[TASK TO CARRY OUT] Copy out each line exactly; pictures stay out of the copy.

[DATA PROVIDED]
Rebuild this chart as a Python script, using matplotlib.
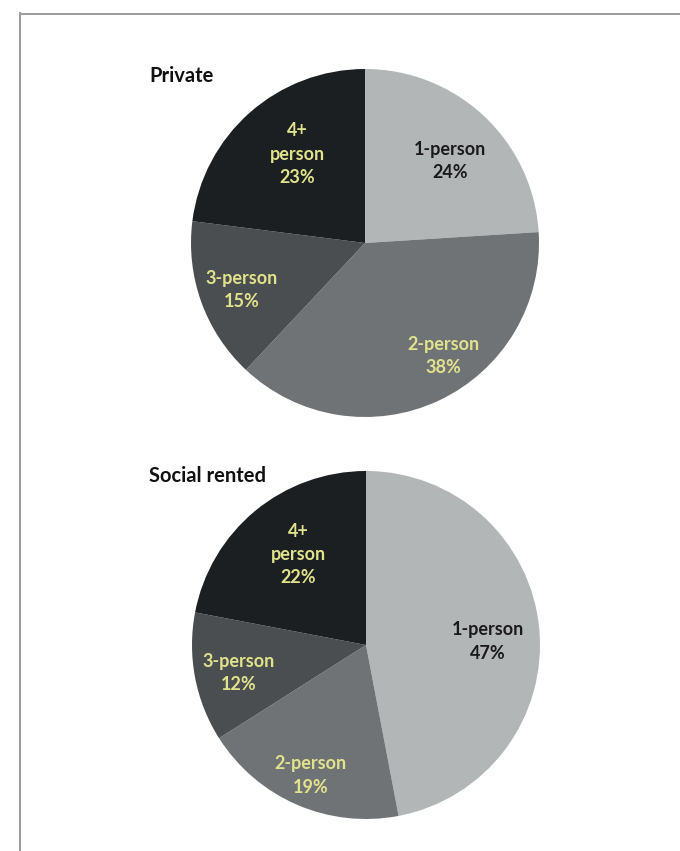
import matplotlib
matplotlib.use("Agg")
import matplotlib.pyplot as plt
from matplotlib.lines import Line2D

# Household size shares by tenure
categories = ["1-person", "2-person", "3-person", "4+\nperson"]
private_share = [24, 38, 15, 23]
social_share = [47, 19, 12, 22]
panel_titles = ["Private", "Social rented"]

slice_colors = ["#b3b6b7", "#707375", "#4b4e50", "#1c1f22"]
label_colors = ["#1a1a1a", "#e1e38c", "#e1e38c", "#e1e38c"]

plt.rcParams['font.family'] = ['Lato', 'DejaVu Sans']

W, H = 680, 851
fig = plt.figure(figsize=(W / 100, H / 100), dpi=100)

R = 174      # pie radius in pixels
CUT = 0.975  # lower edge of the plot area, in radius units


def pie_axes(cx, cy):
    left = (cx - R) / W
    bottom = 1 - (cy + CUT * R) / H
    return fig.add_axes([left, bottom, 2 * R / W, (1 + CUT) * R / H])


def draw(ax, values, label_pos):
    ax.pie(values, colors=slice_colors, startangle=90, counterclock=False,
           radius=1, wedgeprops=dict(linewidth=0))
    ax.set_aspect('auto')
    ax.set_xlim(-1, 1)
    ax.set_ylim(-CUT, 1)
    ax.axis('off')
    for cat, val, (lx, ly), col in zip(categories, values, label_pos, label_colors):
        ax.text(lx, ly, f"{cat}\n{val}%", ha='center', va='center', color=col,
                fontsize=13, fontweight='bold', linespacing=1.45)


private_label_pos = [(0.49, 0.47), (0.45, -0.65), (-0.71, -0.27), (-0.39, 0.51)]
social_label_pos = [(0.70, 0.02), (-0.32, -0.75), (-0.73, -0.16), (-0.39, 0.52)]

ax1 = pie_axes(365, 243)
draw(ax1, private_share, private_label_pos)
ax2 = pie_axes(366, 645)
draw(ax2, social_share, social_label_pos)

fig.text(149 / W, 1 - 76 / H, panel_titles[0], ha='left', va='center',
         fontsize=14.5, fontweight='bold', color='#111111')
fig.text(149 / W, 1 - 476 / H, panel_titles[1], ha='left', va='center',
         fontsize=14.5, fontweight='bold', color='#111111')

# open frame along the top and left edges
fig.add_artist(Line2D([19.5 / W, 19.5 / W], [0, 1 - 13 / H], color='#9c9c9c', lw=1.4))
fig.add_artist(Line2D([19.5 / W, 1], [1 - 13.5 / H, 1 - 13.5 / H], color='#9c9c9c', lw=1.4))

fig.savefig("out.png", dpi=100)
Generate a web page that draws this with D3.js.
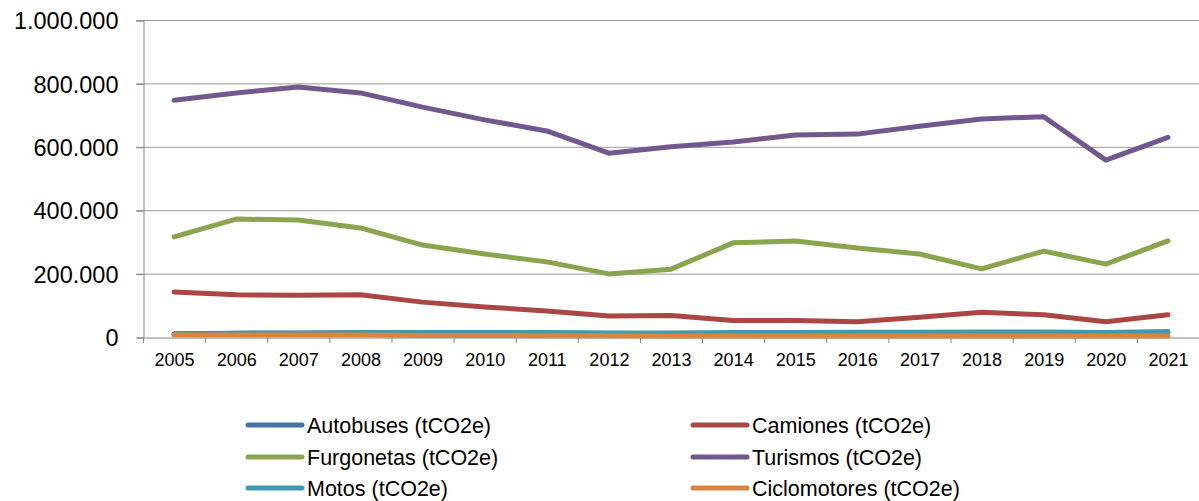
<!DOCTYPE html>
<html><head><meta charset="utf-8">
<script src="https://cdn.jsdelivr.net/npm/d3@7"></script>
<style>body{margin:0;background:#fff}svg{display:block}</style>
</head><body>
<svg id="c" width="1199" height="501"></svg>
<script>
const years = ["2005","2006","2007","2008","2009","2010","2011","2012","2013","2014","2015","2016","2017","2018","2019","2020","2021"];
const autobuses = [10000,12000,12000,13000,12000,12000,12000,11000,10000,11000,11000,12000,12000,12000,12000,10000,13000];
const camiones = [142000,133000,132000,133000,110000,95000,82000,66000,68000,52000,52000,48000,62000,78000,70000,48000,70000];
const furgonetas = [316000,372000,369000,344000,290000,262000,237000,199000,214000,297000,303000,281000,262000,215000,271000,230000,303000];
const turismos = [747000,770000,789000,770000,725000,685000,650000,580000,600000,615000,637000,640000,665000,688000,695000,558000,630000];
const motos = [8000,12000,13000,14000,14000,14000,14000,13000,13000,14000,14000,15000,15000,16000,16000,14000,17000];
const ciclomotores = [6000,6000,6000,6000,5000,5000,4000,4000,3000,3000,3000,3000,3000,3000,3000,3000,3000];
const yTicks = [0,200000,400000,600000,800000,1000000];
const yTickLabels = ["0","200.000","400.000","600.000","800.000","1.000.000"];
const seriesNames = ["Autobuses (tCO2e)","Camiones (tCO2e)","Furgonetas (tCO2e)","Turismos (tCO2e)","Motos (tCO2e)","Ciclomotores (tCO2e)"];
const seriesData = [autobuses,camiones,furgonetas,turismos,motos,ciclomotores];
const colors = ["#4572A7","#AA4643","#89A54E","#71588F","#4198AF","#DB843D"];

const svg = d3.select("#c");
const L = 143, R = 1199, T = 20, B = 337;
const x = d3.scaleBand().domain(years).range([L, R]);
const y = d3.scaleLinear().domain([0, 1000000]).range([B, T]);
const font = "'Liberation Sans', Arial, sans-serif";

// gridlines
svg.append("g").selectAll("line").data(yTicks.slice(1)).join("line")
  .attr("x1", L - 7).attr("x2", R).attr("y1", d => y(d) + 0.5).attr("y2", d => y(d) + 0.5)
  .attr("stroke", "#9a9a9a").attr("stroke-width", 1);

// y axis
const yAxis = d3.axisLeft(y).tickValues(yTicks).tickSize(7).tickPadding(18)
  .tickFormat((d, i) => yTickLabels[i]);
const gy = svg.append("g").attr("transform", `translate(${L + 0.5},0.5)`).call(yAxis);
gy.select(".domain").attr("stroke", "#868686");
gy.selectAll(".tick line").attr("stroke", "#868686");
gy.selectAll("text").attr("font-family", font).attr("font-size", 23.5).attr("fill", "#000").attr("dy", "0.35em");

// x axis
const gx = svg.append("g").attr("transform", `translate(0.5,${B + 0.5})`)
  .call(d3.axisBottom(x).tickSize(0).tickPadding(16));
gx.select(".domain").attr("stroke", "#868686");
gx.selectAll("text").attr("font-family", font).attr("font-size", 18).attr("fill", "#000");
svg.append("g").selectAll("line").data(d3.range(years.length + 1)).join("line")
  .attr("x1", i => L + i * x.step() + 0.5).attr("x2", i => L + i * x.step() + 0.5)
  .attr("y1", B).attr("y2", B + 6).attr("stroke", "#868686");

// lines
const line = d3.line().x((d, i) => x(years[i]) + x.bandwidth() / 2).y(d => y(d));
svg.append("g").selectAll("path").data(seriesData).join("path")
  .attr("d", d => line(d)).attr("fill", "none")
  .attr("stroke", (d, i) => colors[i]).attr("stroke-width", 5)
  .attr("stroke-linejoin", "round").attr("stroke-linecap", "round");

// legend
const cols = [248, 693], rows = [425, 457, 488];
const lg = svg.append("g").selectAll("g").data(seriesNames).join("g")
  .attr("transform", (d, i) => `translate(${cols[i % 2]},${rows[Math.floor(i / 2)]})`);
lg.append("line").attr("x1", 0).attr("x2", 54).attr("y1", 0).attr("y2", 0)
  .attr("stroke", (d, i) => colors[i]).attr("stroke-width", 5).attr("stroke-linecap", "round");
lg.append("text").attr("x", 59).attr("dy", "0.35em").text(d => d)
  .attr("font-family", font).attr("font-size", 21.5).attr("fill", "#000");
</script>
</body></html>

[OUTPUT BELOW]
Rebuild this chart as a Python script, using matplotlib.
import matplotlib
matplotlib.use("Agg")
import matplotlib.pyplot as plt
from matplotlib.lines import Line2D

# Household size shares by tenure
categories = ["1-person", "2-person", "3-person", "4+\nperson"]
private_share = [24, 38, 15, 23]
social_share = [47, 19, 12, 22]
panel_titles = ["Private", "Social rented"]

slice_colors = ["#b3b6b7", "#707375", "#4b4e50", "#1c1f22"]
label_colors = ["#1a1a1a", "#e1e38c", "#e1e38c", "#e1e38c"]

plt.rcParams['font.family'] = ['Lato', 'DejaVu Sans']

W, H = 680, 851
fig = plt.figure(figsize=(W / 100, H / 100), dpi=100)

R = 174      # pie radius in pixels
CUT = 0.975  # lower edge of the plot area, in radius units


def pie_axes(cx, cy):
    left = (cx - R) / W
    bottom = 1 - (cy + CUT * R) / H
    return fig.add_axes([left, bottom, 2 * R / W, (1 + CUT) * R / H])


def draw(ax, values, label_pos):
    ax.pie(values, colors=slice_colors, startangle=90, counterclock=False,
           radius=1, wedgeprops=dict(linewidth=0))
    ax.set_aspect('auto')
    ax.set_xlim(-1, 1)
    ax.set_ylim(-CUT, 1)
    ax.axis('off')
    for cat, val, (lx, ly), col in zip(categories, values, label_pos, label_colors):
        ax.text(lx, ly, f"{cat}\n{val}%", ha='center', va='center', color=col,
                fontsize=13, fontweight='bold', linespacing=1.45)


private_label_pos = [(0.49, 0.47), (0.45, -0.65), (-0.71, -0.27), (-0.39, 0.51)]
social_label_pos = [(0.70, 0.02), (-0.32, -0.75), (-0.73, -0.16), (-0.39, 0.52)]

ax1 = pie_axes(365, 243)
draw(ax1, private_share, private_label_pos)
ax2 = pie_axes(366, 645)
draw(ax2, social_share, social_label_pos)

fig.text(149 / W, 1 - 76 / H, panel_titles[0], ha='left', va='center',
         fontsize=14.5, fontweight='bold', color='#111111')
fig.text(149 / W, 1 - 476 / H, panel_titles[1], ha='left', va='center',
         fontsize=14.5, fontweight='bold', color='#111111')

# open frame along the top and left edges
fig.add_artist(Line2D([19.5 / W, 19.5 / W], [0, 1 - 13 / H], color='#9c9c9c', lw=1.4))
fig.add_artist(Line2D([19.5 / W, 1], [1 - 13.5 / H, 1 - 13.5 / H], color='#9c9c9c', lw=1.4))

fig.savefig("out.png", dpi=100)
Generate a web page that draws this with D3.js.
<!DOCTYPE html>
<html><head><meta charset="utf-8">
<script src="https://cdn.jsdelivr.net/npm/d3@7"></script>
<style>body{margin:0;background:#fff}svg{display:block}</style>
</head><body>
<svg id="c" width="1199" height="501"></svg>
<script>
const years = ["2005","2006","2007","2008","2009","2010","2011","2012","2013","2014","2015","2016","2017","2018","2019","2020","2021"];
const autobuses = [10000,12000,12000,13000,12000,12000,12000,11000,10000,11000,11000,12000,12000,12000,12000,10000,13000];
const camiones = [142000,133000,132000,133000,110000,95000,82000,66000,68000,52000,52000,48000,62000,78000,70000,48000,70000];
const furgonetas = [316000,372000,369000,344000,290000,262000,237000,199000,214000,297000,303000,281000,262000,215000,271000,230000,303000];
const turismos = [747000,770000,789000,770000,725000,685000,650000,580000,600000,615000,637000,640000,665000,688000,695000,558000,630000];
const motos = [8000,12000,13000,14000,14000,14000,14000,13000,13000,14000,14000,15000,15000,16000,16000,14000,17000];
const ciclomotores = [6000,6000,6000,6000,5000,5000,4000,4000,3000,3000,3000,3000,3000,3000,3000,3000,3000];
const yTicks = [0,200000,400000,600000,800000,1000000];
const yTickLabels = ["0","200.000","400.000","600.000","800.000","1.000.000"];
const seriesNames = ["Autobuses (tCO2e)","Camiones (tCO2e)","Furgonetas (tCO2e)","Turismos (tCO2e)","Motos (tCO2e)","Ciclomotores (tCO2e)"];
const seriesData = [autobuses,camiones,furgonetas,turismos,motos,ciclomotores];
const colors = ["#4572A7","#AA4643","#89A54E","#71588F","#4198AF","#DB843D"];

const svg = d3.select("#c");
const L = 143, R = 1199, T = 20, B = 337;
const x = d3.scaleBand().domain(years).range([L, R]);
const y = d3.scaleLinear().domain([0, 1000000]).range([B, T]);
const font = "'Liberation Sans', Arial, sans-serif";

// gridlines
svg.append("g").selectAll("line").data(yTicks.slice(1)).join("line")
  .attr("x1", L - 7).attr("x2", R).attr("y1", d => y(d) + 0.5).attr("y2", d => y(d) + 0.5)
  .attr("stroke", "#9a9a9a").attr("stroke-width", 1);

// y axis
const yAxis = d3.axisLeft(y).tickValues(yTicks).tickSize(7).tickPadding(18)
  .tickFormat((d, i) => yTickLabels[i]);
const gy = svg.append("g").attr("transform", `translate(${L + 0.5},0.5)`).call(yAxis);
gy.select(".domain").attr("stroke", "#868686");
gy.selectAll(".tick line").attr("stroke", "#868686");
gy.selectAll("text").attr("font-family", font).attr("font-size", 23.5).attr("fill", "#000").attr("dy", "0.35em");

// x axis
const gx = svg.append("g").attr("transform", `translate(0.5,${B + 0.5})`)
  .call(d3.axisBottom(x).tickSize(0).tickPadding(16));
gx.select(".domain").attr("stroke", "#868686");
gx.selectAll("text").attr("font-family", font).attr("font-size", 18).attr("fill", "#000");
svg.append("g").selectAll("line").data(d3.range(years.length + 1)).join("line")
  .attr("x1", i => L + i * x.step() + 0.5).attr("x2", i => L + i * x.step() + 0.5)
  .attr("y1", B).attr("y2", B + 6).attr("stroke", "#868686");

// lines
const line = d3.line().x((d, i) => x(years[i]) + x.bandwidth() / 2).y(d => y(d));
svg.append("g").selectAll("path").data(seriesData).join("path")
  .attr("d", d => line(d)).attr("fill", "none")
  .attr("stroke", (d, i) => colors[i]).attr("stroke-width", 5)
  .attr("stroke-linejoin", "round").attr("stroke-linecap", "round");

// legend
const cols = [248, 693], rows = [425, 457, 488];
const lg = svg.append("g").selectAll("g").data(seriesNames).join("g")
  .attr("transform", (d, i) => `translate(${cols[i % 2]},${rows[Math.floor(i / 2)]})`);
lg.append("line").attr("x1", 0).attr("x2", 54).attr("y1", 0).attr("y2", 0)
  .attr("stroke", (d, i) => colors[i]).attr("stroke-width", 5).attr("stroke-linecap", "round");
lg.append("text").attr("x", 59).attr("dy", "0.35em").text(d => d)
  .attr("font-family", font).attr("font-size", 21.5).attr("fill", "#000");
</script>
</body></html>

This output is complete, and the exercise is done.